Schmidt hat auch festgelegt, dass die Zentrale Wahlkommission eingreifen kann, wenn die Kantonsversammlungen die Entsendung von Delegierten ins Haus der Völker blockieren, wie dies die HDZ in der Vergangenheit tat. Er kommt den Wünschen der HDZ also inhaltlich entgegen, zwingt sie aber gleichzeitig zur Mitarbeit in den Institutionen. Auch die Ernennung von Richtern am Verfassungsgericht in der Föderation, die ebenfalls von der HDZ boykottiert wurde, soll nun deblockiert werden, indem Fristen eingeführt werden.

Veto bleibt unklar

Ein Veto, das sich auf das vitale nationale Interesse einer Volksgruppe bezieht, darf nach der Entscheidung von Schmidt nicht mehr unbegrenzt und unbestimmt eingesetzt werden, weil nun nicht mehr jedes beliebige sachliche Thema mittels einer Zweidrittelmehrheit in einem Klub zum vitalen nationalen Interesse erklärt werden kann. Schmidt hat auch zahlreiche Fristen eingeführt, falls es wegen des Einsatzes des vitalen nationalen Interesses wieder zu Blockaden kommt.
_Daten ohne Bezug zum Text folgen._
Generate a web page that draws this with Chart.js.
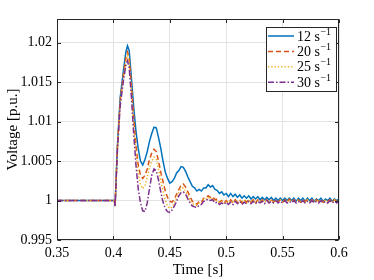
<!DOCTYPE html>
<html>
<head>
<meta charset="utf-8">
<script src="https://cdn.jsdelivr.net/npm/chart.js@4.4.1/dist/chart.umd.min.js"></script>
<style>
  html, body { margin: 0; padding: 0; background: #fff; }
</style>
</head>
<body>
<canvas id="voltageChart" width="374" height="280"></canvas>
<script>
// time samples [s]
const time = [
  0.35, 0.36, 0.37, 0.38, 0.39, 0.4, 0.401, 0.4015,
  0.4035, 0.406, 0.409, 0.411, 0.4125, 0.414, 0.416, 0.418, 0.42, 0.422,
  0.424, 0.426, 0.428, 0.43, 0.432, 0.434, 0.436, 0.438, 0.44, 0.442,
  0.444, 0.446, 0.448, 0.45, 0.452, 0.454, 0.456, 0.458, 0.46, 0.462,
  0.464, 0.466, 0.468, 0.47, 0.472, 0.474, 0.476, 0.478, 0.48, 0.482,
  0.484, 0.486, 0.488, 0.49, 0.492, 0.494, 0.496, 0.498, 0.5,
  0.502, 0.504, 0.506, 0.508, 0.51, 0.512, 0.514, 0.516, 0.518, 0.52,
  0.522, 0.524, 0.526, 0.528, 0.53, 0.532, 0.534, 0.536, 0.538, 0.54,
  0.542, 0.544, 0.546, 0.548, 0.55, 0.552, 0.554, 0.556, 0.558, 0.56,
  0.562, 0.564, 0.566, 0.568, 0.57, 0.572, 0.574, 0.576, 0.578, 0.58,
  0.582, 0.584, 0.586, 0.588, 0.59, 0.592, 0.594, 0.596, 0.598, 0.6
];

const voltage12 = [
  1, 1, 1, 1, 1, 1, 1, 0.9993,
  1.0068, 1.013, 1.0166, 1.0188, 1.0196, 1.019, 1.0155, 1.0118, 1.0088, 1.0066,
  1.005, 1.0045, 1.0052, 1.0062, 1.0075, 1.0085, 1.0093, 1.0092, 1.008, 1.0066,
  1.005, 1.0036, 1.0028, 1.0022, 1.0024, 1.0028, 1.0035, 1.0038, 1.0043, 1.0042,
  1.0037, 1.003, 1.0024, 1.0018, 1.0016, 1.0012, 1.0014, 1.0012, 1.0016, 1.0016,
  1.002, 1.0017, 1.0019, 1.0014, 1.0013, 1.0009, 1.0011, 1.0007, 1.0009,
  1.0005, 1.0009, 1.0005, 1.0008, 1.0004, 1.0007, 1.0003, 1.0006, 1.0003, 1.0006,
  1.0002, 1.0005, 1.0002, 1.0005, 1.0001, 1.0004, 1.0001, 1.0004, 1.0001, 1.0004,
  1.0, 1.0003, 1.0, 1.0003, 1.0, 1.0003, 1.0, 1.0003, 1.0, 1.0003,
  0.9999, 1.0003, 1.0, 1.0003, 0.9999, 1.0003, 1.0, 1.0003, 0.9999, 1.0002,
  1.0, 1.0003, 0.9999, 1.0002, 1.0, 1.0003, 0.9999, 1.0002, 1.0, 1.0002
];

const voltage20 = [
  1, 1, 1, 1, 1, 1, 1, 0.9993,
  1.0066, 1.0127, 1.016, 1.018, 1.0188, 1.018, 1.0145, 1.0105, 1.007, 1.0045,
  1.0032, 1.0028, 1.0032, 1.004, 1.0052, 1.006, 1.0065, 1.0062, 1.005, 1.0036,
  1.0024, 1.0012, 1.0004, 0.9999, 0.9998, 1.0002, 1.0008, 1.0014, 1.0019, 1.0021,
  1.0017, 1.0011, 1.0005, 0.9999, 0.9997, 0.9995, 0.9999, 0.9998, 1.0003, 1.0003,
  1.0006, 1.0004, 1.0005, 1.0001, 1.0002, 0.9998, 1.0, 0.9997, 1.0,
  0.9997, 1.0001, 0.9997, 1.0001, 0.9998, 1.0001, 0.9997, 1.0001, 0.9998, 1.0001,
  0.9998, 1.0001, 0.9997, 1.0001, 0.9998, 1.0001, 0.9998, 1.0001, 0.9998, 1.0001,
  0.9998, 1.0001, 0.9998, 1.0001, 0.9998, 1.0001, 0.9998, 1.0002, 0.9998, 1.0001,
  0.9998, 1.0001, 0.9998, 1.0001, 0.9999, 1.0001, 0.9998, 1.0001, 0.9998, 1.0001,
  0.9999, 1.0001, 0.9998, 1.0001, 0.9999, 1.0001, 0.9998, 1.0001, 0.9999, 1.0001
];

const voltage25 = [
  1, 1, 1, 1, 1, 1, 1, 0.9993,
  1.0064, 1.0124, 1.0157, 1.0176, 1.0184, 1.0176, 1.014, 1.0097, 1.006, 1.0034,
  1.002, 1.0015, 1.0019, 1.003, 1.0042, 1.005, 1.0055, 1.0052, 1.004, 1.0025,
  1.0012, 1.0, 0.9993, 0.999, 0.9992, 0.9997, 1.0004, 1.001, 1.0015, 1.0016,
  1.0012, 1.0006, 1.0, 0.9996, 0.9995, 0.9994, 0.9997, 0.9997, 1.0002, 1.0002,
  1.0004, 1.0002, 1.0003, 0.9999, 1.0, 0.9997, 0.9999, 0.9997, 0.9999,
  0.9997, 1.0, 0.9997, 1.0001, 0.9997, 1.0, 0.9998, 1.0001, 0.9997, 1.0,
  0.9998, 1.0001, 0.9997, 1.0, 0.9998, 1.0001, 0.9998, 1.0, 0.9998, 1.0001,
  0.9998, 1.0, 0.9998, 1.0001, 0.9998, 1.0, 0.9998, 1.0001, 0.9998, 1.0,
  0.9998, 1.0001, 0.9998, 1.0, 0.9998, 1.0001, 0.9998, 1.0, 0.9998, 1.0001,
  0.9998, 1.0, 0.9998, 1.0001, 0.9998, 1.0, 0.9998, 1.0001, 0.9998, 1.0
];

const voltage30 = [
  1, 1, 1, 1, 1, 1, 1, 0.9993,
  1.0062, 1.012, 1.0153, 1.0171, 1.0177, 1.0168, 1.013, 1.0085, 1.0045, 1.0015,
  0.9997, 0.9987, 0.9986, 0.9997, 1.0015, 1.0032, 1.004, 1.0038, 1.0026, 1.0011,
  0.9998, 0.999, 0.9986, 0.9985, 0.9988, 0.9993, 0.9999, 1.0006, 1.001, 1.0011,
  1.0008, 1.0002, 0.9997, 0.9993, 0.9992, 0.9991, 0.9994, 0.9995, 0.9999, 1.0,
  1.0002, 1.0, 1.0001, 0.9997, 0.9998, 0.9995, 0.9997, 0.9995, 0.9998,
  0.9995, 0.9998, 0.9995, 0.9999, 0.9996, 0.9999, 0.9995, 0.9998, 0.9996, 0.9999,
  0.9996, 0.9999, 0.9996, 0.9999, 0.9997, 0.9999, 0.9996, 1.0, 0.9997, 0.9999,
  0.9997, 1.0, 0.9997, 0.9999, 0.9997, 1.0, 0.9997, 0.9999, 0.9997, 1.0,
  0.9997, 0.9999, 0.9997, 1.0, 0.9997, 0.9999, 0.9997, 1.0, 0.9997, 0.9999,
  0.9997, 1.0, 0.9997, 0.9999, 0.9997, 1.0, 0.9997, 0.9999, 0.9997, 1.0
];

const rates = ['12', '20', '25', '30'];
const xTicks = [0.35, 0.4, 0.45, 0.5, 0.55, 0.6];
const yTicks = [0.995, 1, 1.005, 1.01, 1.015, 1.02];

const serif = '"Liberation Serif", "Times New Roman", serif';
const axisColor = '#262626';

function toPoints(values) {
    return time.map((t, i) => ({ x: t, y: values[i] }));
}

// box + inward ticks on all four sides, legend box in the top right corner
const matlabFrame = {
    id: 'matlabFrame',
    afterDraw(chart) {
        const ctx = chart.ctx;
        const area = chart.chartArea;
        const xs = chart.scales.x;
        const ys = chart.scales.y;
        const tick = 3.5;
        ctx.save();
        ctx.strokeStyle = axisColor;
        ctx.lineWidth = 1;
        const l = Math.round(area.left) + 0.5, r = Math.round(area.right) - 0.5;
        const t = Math.round(area.top) + 0.5, b = Math.round(area.bottom) - 0.5;
        ctx.strokeRect(l, t, r - l, b - t);
        ctx.beginPath();
        xTicks.forEach(v => {
            const px = Math.round(xs.getPixelForValue(v)) + 0.5;
            ctx.moveTo(px, b); ctx.lineTo(px, b - tick);
            ctx.moveTo(px, t); ctx.lineTo(px, t + tick);
        });
        yTicks.forEach(v => {
            const py = Math.round(ys.getPixelForValue(v)) + 0.5;
            ctx.moveTo(l, py); ctx.lineTo(l + tick, py);
            ctx.moveTo(r, py); ctx.lineTo(r - tick, py);
        });
        ctx.stroke();

        // legend
        const bx = 266.5, by = 27.5, bw = 70, bh = 64;
        ctx.fillStyle = '#fff';
        ctx.fillRect(bx, by, bw, bh);
        ctx.strokeRect(bx, by, bw, bh);
        chart.data.datasets.forEach((ds, i) => {
            const y = 36 + i * 15.4;
            ctx.save();
            ctx.strokeStyle = ds.borderColor;
            ctx.lineWidth = ds.borderWidth;
            ctx.setLineDash(ds.borderDash || []);
            ctx.beginPath();
            ctx.moveTo(268, y);
            ctx.lineTo(294, y);
            ctx.stroke();
            ctx.restore();
            ctx.fillStyle = '#000';
            ctx.textBaseline = 'middle';
            ctx.font = '14px ' + serif;
            const main = rates[i] + ' s';
            ctx.fillText(main, 297, y + 1);
            const w = ctx.measureText(main).width;
            ctx.font = '10px ' + serif;
            ctx.fillText('\u22121', 297 + w + 0.5, y - 4);
        });
        ctx.restore();
    }
};

const ctx = document.getElementById('voltageChart').getContext('2d');
new Chart(ctx, {
    type: 'line',
    data: {
        datasets: [
            { label: '12 s-1', data: toPoints(voltage12), borderColor: '#0072BD', borderWidth: 1.5, order: 3 },
            { label: '20 s-1', data: toPoints(voltage20), borderColor: '#D95319', borderWidth: 1.5, borderDash: [5, 3], order: 2 },
            { label: '25 s-1', data: toPoints(voltage25), borderColor: '#EDB120', borderWidth: 1.5, borderDash: [1.3, 2], order: 1 },
            { label: '30 s-1', data: toPoints(voltage30), borderColor: '#7E2F8E', borderWidth: 1.5, borderDash: [6, 2, 1.5, 2], order: 0 }
        ]
    },
    options: {
        responsive: false,
        animation: false,
        devicePixelRatio: 1,
        layout: { padding: { top: 19, right: 35, left: 0, bottom: 0 } },
        elements: { point: { radius: 0 }, line: { tension: 0, fill: false } },
        plugins: {
            legend: { display: false },
            tooltip: { enabled: false }
        },
        scales: {
            x: {
                type: 'linear',
                min: 0.35,
                max: 0.6,
                afterBuildTicks: s => { s.ticks = xTicks.map(v => ({ value: v })); },
                afterFit: s => { s.height = 40; },
                grid: { color: '#e3e3e3', drawTicks: false },
                border: { display: false },
                ticks: {
                    padding: 5,
                    color: '#000',
                    font: { family: serif, size: 14 },
                    maxRotation: 0,
                    callback: v => String(+v.toFixed(3))
                },
                title: {
                    display: true,
                    text: 'Time [s]',
                    color: '#000',
                    font: { family: serif, size: 15 },
                    padding: { top: 0, bottom: 1 }
                }
            },
            y: {
                min: 0.995,
                max: 1.023,
                afterBuildTicks: s => { s.ticks = yTicks.map(v => ({ value: v })); },
                afterFit: s => { s.width = 57; },
                grid: { color: '#e3e3e3', drawTicks: false },
                border: { display: false },
                ticks: {
                    padding: 5,
                    color: '#000',
                    font: { family: serif, size: 14 },
                    callback: v => String(+v.toFixed(3))
                },
                title: {
                    display: true,
                    text: 'Voltage [p.u.]',
                    color: '#000',
                    font: { family: serif, size: 15 },
                    padding: { top: 4, bottom: 0 }
                }
            }
        }
    },
    plugins: [matlabFrame]
});
</script>
</body>
</html>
Rechtsexperte Marko verweist allerdings darauf, dass am Ende wieder das Verfassungsgericht entscheiden muss, ob so ein Veto zulässig ist oder nicht. Und auch in dem Fall gibt es Blockademöglichkeiten, die von Schmidt nicht beseitigt wurden. So ist im Verfassungsgericht ein Siebenersenat zuständig. Und wenn in diesem Senat keine entsprechende Mehrheitsbildung möglich ist, bleibt offen, ob das Veto am Ende legitim war oder nicht. Laut der Verfassung müssen nämlich sieben Richter anwesend sein, aber nur zwei müssen in der Sache zustimmen. "Es bleibt also ein Problem, weil unklar ist, was die erforderliche Zustimmung von nur zwei Richtern bedeuten soll", so Marko. In dem Siebenersenat sind zudem zwei Kroaten, zwei Bosniaken, zwei Serben und ein anderer Richter vorgesehen.

Aufgeblasene Institutionen

Die mächtigen Vetomöglichkeiten sind auch eine demokratiepolitische Frage. In den vergangenen Jahren wurden immer wieder Reformideen von Rechtsexperten eingebracht, die vorsahen, dass das Haus der Völker nicht mehr eine derart mächtige Position – auch im Verhältnis zu den direkt gewählten Volksvertretern in der ersten Parlamentskammer – haben sollte, sondern nur noch eine Institution sein sollte, in der überprüft wird, ob es ein vitales nationales Interesse gibt.

Schmidt hat nun aber nicht das Haus der Völker abgewertet. Im Gegenteil: Nun werden noch mehr Delegierte in der Kammer sitzen, und das wird noch mehr Geld kosten, obwohl es in Bosnien-Herzegowina ohnehin bereits kostspielig aufgeblasene Strukturen gibt. Schmidt hat Journalistenfragen dazu abgetan. Auf Fragen, ob er sich mit Kroatien bei all den Änderungen abgesprochen hat, antwortet er gar nicht.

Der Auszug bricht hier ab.